We can rewrite $u_n(x)=0$ as
$$f_n(x):=\frac{\prod_{k=0}^{n-1}(x+\frac{2k+1}{2})}{\prod_{k=0}^{n-1}(x+k)}=A(n):=\frac{{2n-1 \choose n-1}}{2^{2n-1}}.$$
The graph of $f_n(x)=1+\sum_{k=0}^{n-1} \frac{A_k}{x+k}, A_k>0$ consists of $n+1$ monotonically decreasing ($f_n'(x)<0$) branches with $n-1$ vertical branches over the intervals
$I_j=[-(j+1),-j]$ for $j=0,...n-2$ approaching the end points vertically. In addition, there are two outer branches over $I_{n-1}=(-\infty,-(n-1))$ and $I_{-1}=(0,\infty)$ approaching the horizontal line $y=1$ at $ \pm \infty$ from below for the leftmost branch and from above for the right most branch. Since $A(n)<1$, $f_n(x)=A(n)$ has exactly $n$ negative roots over all the branches $I_j,j=0,..n-1$ except the right most branch and the unique root in $I_{n-1}$ is $-n$. Since $A(n)$ decreases and $f_{n+1}(x) \ge f_n(x)$, the roots in the inner interval increases as we pass from $n$ to $n+1$. The root in the new inner interval $I_{-n}$ is also greater than $-n$. So roots interlace.
(Added) If we let $0 >\lambda_{n,1}>...>\lambda_{n,n}$ be the roots of $u_n(x)$ then interlacing implies for every fixed $k \ge 1$ the $k$th largest root $\lambda_{n,k}$ is increasing so must converge to some $\lambda_k \le -(k-1)$. In this (rare) case, the proof shows that $\lambda_k=-(k-1/2)$ since $A(n) \rightarrow 0$ for large $n$. We also have the $k$th smallest root $\lambda_{n,n-k+1}$ decreasing but they all approach $- \infty$.

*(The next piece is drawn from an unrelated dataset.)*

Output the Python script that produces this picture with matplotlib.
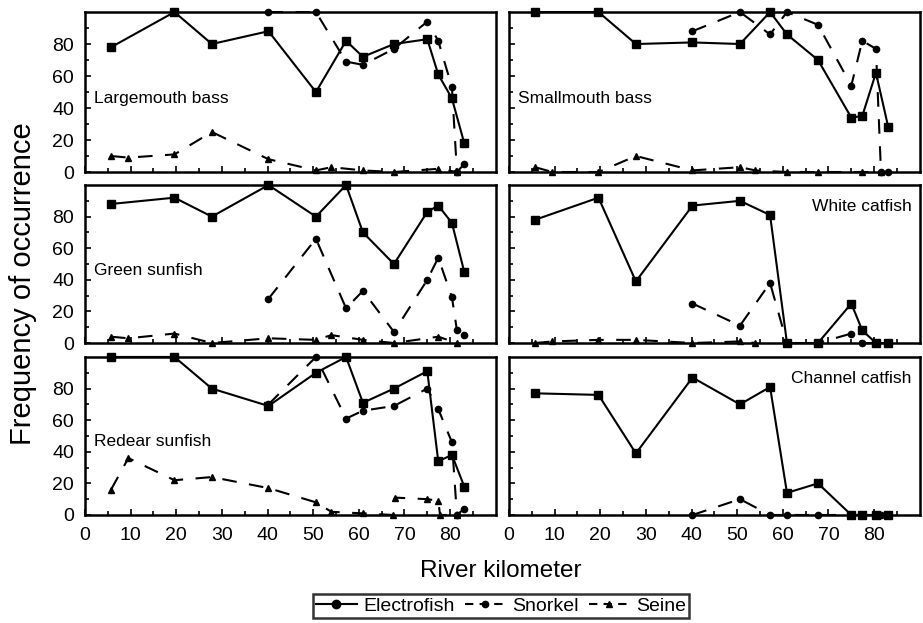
import matplotlib
matplotlib.use("Agg")
import matplotlib.pyplot as plt
from matplotlib.lines import Line2D

plt.rcParams['font.family'] = ['Liberation Sans', 'DejaVu Sans']

# river km of the sampling sites
ef_x = [5.7, 19.6, 27.8, 40.2, 50.6, 57.2, 60.9, 67.7, 75.0, 77.4, 80.4, 83.1]
sn_x = [40.2, 50.6, 57.2, 60.9, 67.7, 75.0, 77.4, 80.4, 81.5, 83.1]
se_x = [5.7, 9.5, 19.6, 27.8, 40.2, 50.6, 54.0, 60.9, 67.7, 77.4, 81.5]

# Largemouth bass
lmb_ef = [78, 100, 80, 88, 50, 82, 72, 80, 83, 61, 46, 18]
lmb_sn = [100, 100, 69, 67, 77, 94, 82, 53, 0, 5]
lmb_se = [10, 9, 11, 25, 8, 1, 3, 1, 0, 2, 0]

# Smallmouth bass
smb_ef = [100, 100, 80, 81, 80, 100, 86, 70, 34, 35, 62, 28]
smb_sn_x = [40.2, 50.6, 57.2, 60.9, 67.7, 75.0, 77.4, 80.4, 81.5, 83.1]
smb_sn = [88, 100, 86, 100, 92, 54, 82, 77, 0, 0]
smb_se = [3, 0, 0, 10, 1, 3, 1, 0, 0, 0, 0]

# Green sunfish
gsf_ef = [88, 92, 80, 100, 80, 100, 70, 50, 83, 87, 76, 45]
gsf_sn = [28, 66, 22, 33, 7, 40, 54, 29, 8, 5]
gsf_se = [4, 3, 6, 0, 3, 2, 5, 2, 0, 4, 0]

# White catfish
wcf_ef = [78, 92, 39, 87, 90, 81, 0, 0, 25, 8, 0, 0]
wcf_sn_x = [40.2, 50.6, 57.2, 60.9, 67.7, 75.0, 77.4, 80.4, 83.1]
wcf_sn = [25, 11, 38, 0, 0, 6, 0, 0, 0]
wcf_se_x = [5.7, 9.5, 19.6, 27.8, 40.2, 50.6, 54.0]
wcf_se = [0, 1, 2, 2, 0, 1, 0]

# Redear sunfish
rsf_ef = [100, 100, 80, 69, 90, 100, 71, 80, 91, 34, 38, 18]
rsf_sn = [70, 100, 61, 66, 69, 80, 67, 46, 0, 4]
rsf_se_x = [5.7, 9.5, 19.6, 27.8, 40.2, 50.6, 54.0, 60.9, 67.5, 67.9, 75.0, 77.4, 77.8, 81.5]
rsf_se = [16, 36, 22, 24, 17, 8, 2, 1, 0, 11, 10, 9, 0, 0]

# Channel catfish
ccf_ef = [77, 76, 39, 87, 70, 81, 14, 20, 0, 0, 0, 0]
ccf_sn = [0, 10, 0, 0, 0, 0, 0, 0, 0, 0]

panels = [
    ("Largemouth bass", (ef_x, lmb_ef), (sn_x, lmb_sn), (se_x, lmb_se), "left"),
    ("Smallmouth bass", (ef_x, smb_ef), (smb_sn_x, smb_sn), (se_x, smb_se), "left"),
    ("Green sunfish", (ef_x, gsf_ef), (sn_x, gsf_sn), (se_x, gsf_se), "left"),
    ("White catfish", (ef_x, wcf_ef), (wcf_sn_x, wcf_sn), (wcf_se_x, wcf_se), "right"),
    ("Redear sunfish", (ef_x, rsf_ef), (sn_x, rsf_sn), (rsf_se_x, rsf_se), "left"),
    ("Channel catfish", (ef_x, ccf_ef), (sn_x, ccf_sn), ([], []), "right"),
]

fig = plt.figure(figsize=(9.23, 6.23), dpi=100)

lefts = [0.0921, 0.5515]
bottoms = [0.7239, 0.4494, 0.1734]
heights = [0.2568, 0.2536, 0.2536]
w = 0.445
label_y = {"left": 0.462, "right": 0.866}

dash = (0, (7, 6))
for i, (name, ef, sn, se, pos) in enumerate(panels):
    r, c = divmod(i, 2)
    ax = fig.add_axes([lefts[c], bottoms[r], w, heights[r]])
    ax.plot(ef[0], ef[1], color='black', lw=1.5, marker='s', ms=6, clip_on=False, zorder=4)
    ax.plot(sn[0], sn[1], color='black', lw=1.5, ls=dash, marker='o', ms=4.5, clip_on=False, zorder=3)
    ax.plot(se[0], se[1], color='black', lw=1.5, ls=dash, marker='^', ms=4.5, clip_on=False, zorder=3)
    ax.set_xlim(0, 90)
    ax.set_ylim(0, 100)
    ax.set_xticks([0, 10, 20, 30, 40, 50, 60, 70, 80])
    ax.set_xticks(range(5, 90, 10), minor=True)
    ax.set_yticks([0, 20, 40, 60, 80])
    ax.set_yticks([10, 30, 50, 70, 90], minor=True)
    ax.tick_params(direction='in', length=4, width=1.2, labelsize=14)
    ax.tick_params(axis='y', pad=8)
    ax.tick_params(axis='x', pad=9)
    ax.tick_params(which='minor', direction='in', length=3, width=1.2)
    for s in ax.spines.values():
        s.set_linewidth(1.8)
    if r < 2:
        ax.set_xticklabels([])
    if c == 1:
        ax.set_yticklabels([])
    if pos == "left":
        ax.text(0.023, label_y[pos], name, transform=ax.transAxes, fontsize=12.5, ha='left', va='center')
    else:
        ax.text(0.98, label_y[pos], name, transform=ax.transAxes, fontsize=12.5, ha='right', va='center')

fig.text(0.025, 0.544, "Frequency of occurrence", rotation=90, fontsize=21, ha='center', va='center')
fig.text(0.543, 0.083, "River kilometer", fontsize=17.5, ha='center', va='center')

handles = [
    Line2D([], [], color='black', lw=1.5, marker='o', ms=6),
    Line2D([], [], color='black', lw=1.5, ls=(0, (4, 3)), marker='o', ms=4.5),
    Line2D([], [], color='black', lw=1.5, ls=(0, (4, 3)), marker='^', ms=4.5),
]
leg = fig.legend(handles, ["Electrofish", "Snorkel", "Seine"], loc='center', bbox_to_anchor=(0.543, 0.027),
                 ncol=3, fontsize=14, frameon=True, fancybox=False, edgecolor='black',
                 handlelength=2.1, handletextpad=0.35, columnspacing=0.5, borderpad=0.15,
                 borderaxespad=0)
leg.get_frame().set_linewidth(1.8)

fig.savefig("out.png", dpi=100)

It should also be the case that $u_n(x)$ converge locally uniformly on all compact subsets to an entire function with only real zeros at $-(k-1/2),k=1,2,3...$ in the Laguerre-Polya class $\mathcal{L-P}$ but it is essentially the reciprocal of the Gamma function.